Malheiro disse-lhe que esta notícia e esta denúncia anónima não iam dar em nada?
Sim. E se eu sabia quem é que foi, porque havia lá factos que de facto pouca gente sabia. E eu disse, “pouca gente? Toda a gente sabe na terra o que se passa, pá. Porque tu não te escondes de ninguém para fazeres o que fazes”. Achei aquilo muito estranho, devido à falta de contacto no último ano e meio. Ele disse que eu não tinha credibilidade, porque era líder da concelhia do Chega/Ovar. E isso é que deu origem a que eu esteja aqui hoje, a falar.
Foi a reação de Malheiro que o fez falar?
Claro, porque vai dizer que eu não tenho credibilidade e depois vem ter comigo, no mesmo dia, a dizer para eu ter calma?
Está disponível para falar com o Ministério Público sobre isto?
Com certeza. Já seguiu uma carta do meu advogado a dizer que estarei disponível sempre, no dia em que for necessário, para falar com as autoridades. Porque não quero passar por ser uma pessoa sem credibilidade. E vou contar os factos do que se passou. Porque isto é verdade. Doa a quem doer. E pode ser que o MP até fique surpreendido com o resto, mas isso já são outras coisas.
Há uma altura em que usa o Facebook para fazer comentários sobre coisas que estariam menos bem na Câmara de Ovar, certo?
Foi na altura da covid.
E houve uma reação de Salvador Malheiro a isso?
A dizer, “estou muito chateado, chamas-me desonesto”. E eu disse, “é verdade, tu fizeste isto às pessoas de Ovar. Fizeste uma cerca sanitária, não a pensar nas pessoas, mas mesmo no teu prestígio pessoal. E passaste a ser conhecido a nível nacional por causa das asneiras que fizeste”.
Na altura era presidente de um clube de futebol?
Não, fui depois. Fui presidente do Sport Clube de Esmoriz.
E o clube recebia um subsídio da Câmara de Ovar?
O clube estava atulhado em dívidas, por isso é que me chamaram para tentar resolver o problema das pessoas a quem não se pagava. Felizmente resolveu-se bastantes coisas. Não consegui resolver tudo porque não cheguei com o mandato ao fim, por culpa do eng. Salvador Malheiro.
Porquê?
Ele, como uma pessoa vingativa que é, primeiro tirou logo 15 mil euros que o clube tinha direito de receber. Tínhamos 52 mil euros de subsídio, devido aos atletas das camadas jovens que o clube tinha.

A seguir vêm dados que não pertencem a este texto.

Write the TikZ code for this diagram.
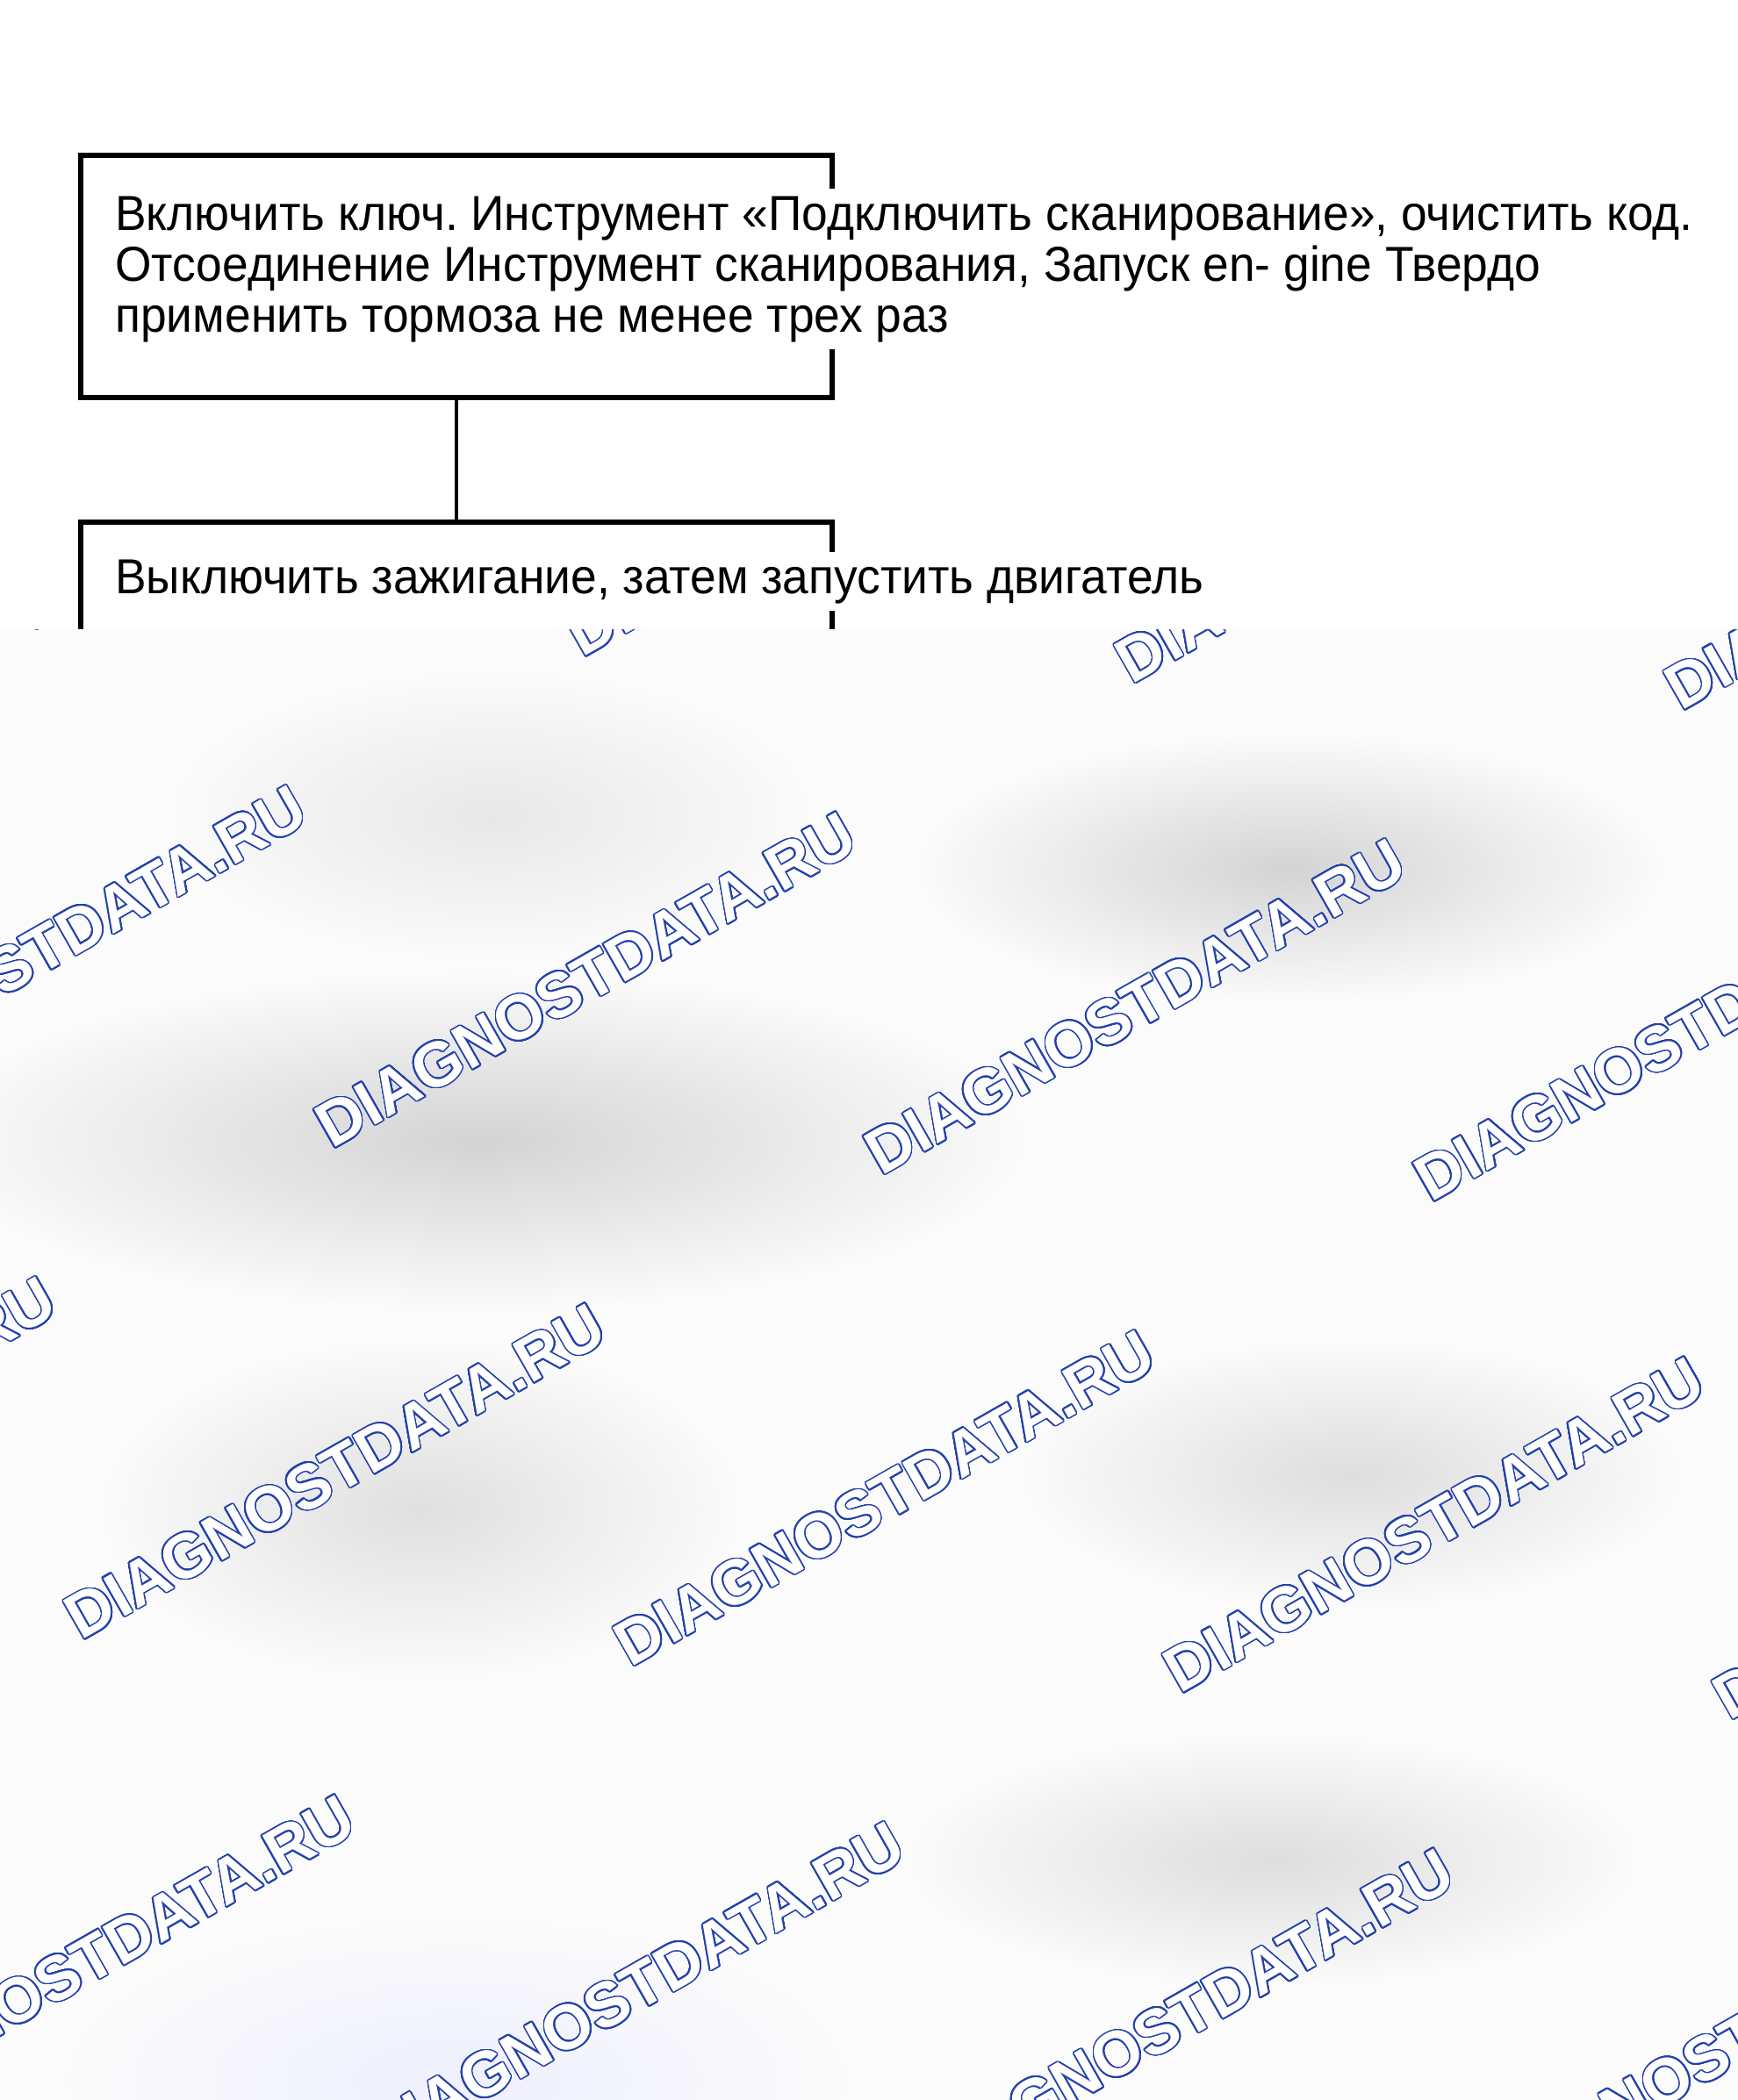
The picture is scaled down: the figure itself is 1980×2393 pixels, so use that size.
\documentclass[tikz,border=0pt]{standalone}
\usepackage{fontspec}
\setmainfont{Liberation Sans}
\newfontfamily\boxfont{Liberation Sans}[FakeStretch=0.952]
\usepackage{contour}
\contourlength{0.8pt}
\contournumber{32}
\usetikzlibrary{positioning,fadings}
\definecolor{wmblue}{RGB}{35,65,170}
\frenchspacing
\tikzfading[name=blobfade, inner color=transparent!0, outer color=transparent!100]
\tikzset{
  stepbox/.style={draw=black, line width=3pt, minimum width=428pt, minimum height=138pt, inner sep=0pt},
  steptext/.style={fill=white, inner xsep=2pt, inner ysep=4pt, align=left, font=\boxfont\fontsize{28pt}{29pt}\selectfont},
  link/.style={line width=2.3pt},
  blob/.style={path fading=blobfade},
  wmark/.style={rotate=29.7, anchor=base west, inner sep=0pt, text=white, font=\fontsize{36pt}{40pt}\selectfont\bfseries}
}
\begin{document}
\begin{tikzpicture}[x=0.5pt, y=-0.5pt]
  \useasboundingbox (0,0) rectangle (1980,2393);
  % boxes
  \node[stepbox] (vkl) at (520,315) {};
  \node[stepbox, minimum height=110pt, below=68pt of vkl] (vykl) {};
  \draw[link] (vkl) -- (vykl);
  % texts (they run over the right border)
  \node[steptext, anchor=base west] (vkltxt) at (127,378) {Включить ключ. Инструмент «Подключить сканирование», очистить код.\\Отсоединение Инструмент сканирования, Запуск en- gine Твердо\\применить тормоза не менее трех раз};
  \node[steptext, anchor=base west] (vykltxt) at (127,676) {Выключить зажигание, затем запустить двигатель};
  % blurred part
  \begin{scope}
    \clip (0,717) rectangle (1980,2393);
    \fill[black!1.5] (0,717) rectangle (1980,2393);
    \fill[black!17, blob] (545,1300) ellipse [x radius=310pt, y radius=95pt];
    \fill[black!17, blob] (1470,990) ellipse [x radius=210pt, y radius=75pt];
    \fill[black!9, blob] (560,930) ellipse [x radius=180pt, y radius=80pt];
    \fill[black!12, blob] (480,1720) ellipse [x radius=180pt, y radius=95pt];
    \fill[black!13, blob] (1540,1680) ellipse [x radius=185pt, y radius=75pt];
    \fill[black!13, blob] (1450,2120) ellipse [x radius=205pt, y radius=70pt];
    \fill[blue!6, blob] (520,2370) ellipse [x radius=220pt, y radius=90pt];
    \foreach \r in {-1,...,2}
      \foreach \k in {-2,...,3}
        \node[wmark] at ({378+626*\k-285.5*\r},{1310+30.5*\k+560*\r}) {\contour{wmblue}{DIAGNOSTDATA.RU}};
  \end{scope}
\end{tikzpicture}
\end{document}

E ele em vez de 52 mil deu 39 mil euros.
Acha que ele retaliou contra si, por causa dos posts no Facebook?
Contra mim diretamente e o clube. Porque o clube é prejudicado, mas o presidente era eu. Aceitei o dinheiro e pedi num e-mail, ao serviço da Câmara, para me facilitar o dinheiro todo de uma vez. Responderam que a Câmara estava com problemas financeiros e que me iam dar em duodécimos. Eu aceitei. Recebi as primeiras duas tranches de três mil euros. Mas comecei a ver que havia muitas interferências da autarquia na condução do clube. Então saí e, na semana seguinte, ele deu um cheque de 33 mil euros ao clube, que era o que faltava pagar.
Salvador Malheiro diz que há uma cruzada contra ele e tenta ligar isso ao Chega. Quer responder a isso?
Isto não é político. Isto é um problema de ilegalidade na Câmara Municipal de Ovar, liderada por ele. Ele não é uma pessoa séria, toda a gente sabe. Não há cruzada nenhuma. Eu estou no Chega, podia estar noutro partido qualquer. Aderi ao Chega porque me pediram, porque sou um indivíduo com dinamismo e houve centenas, ou milhares, de militantes do PSD que saíram e foram para o Chega. Acho que sou um cidadão livre, com os meus direitos normais de cidadania. E estou no Chega como amanhã posso estar noutro ou em nenhum. Porque se o Chega um dia defraudar as minhas expectativas, também saio e acaba-se.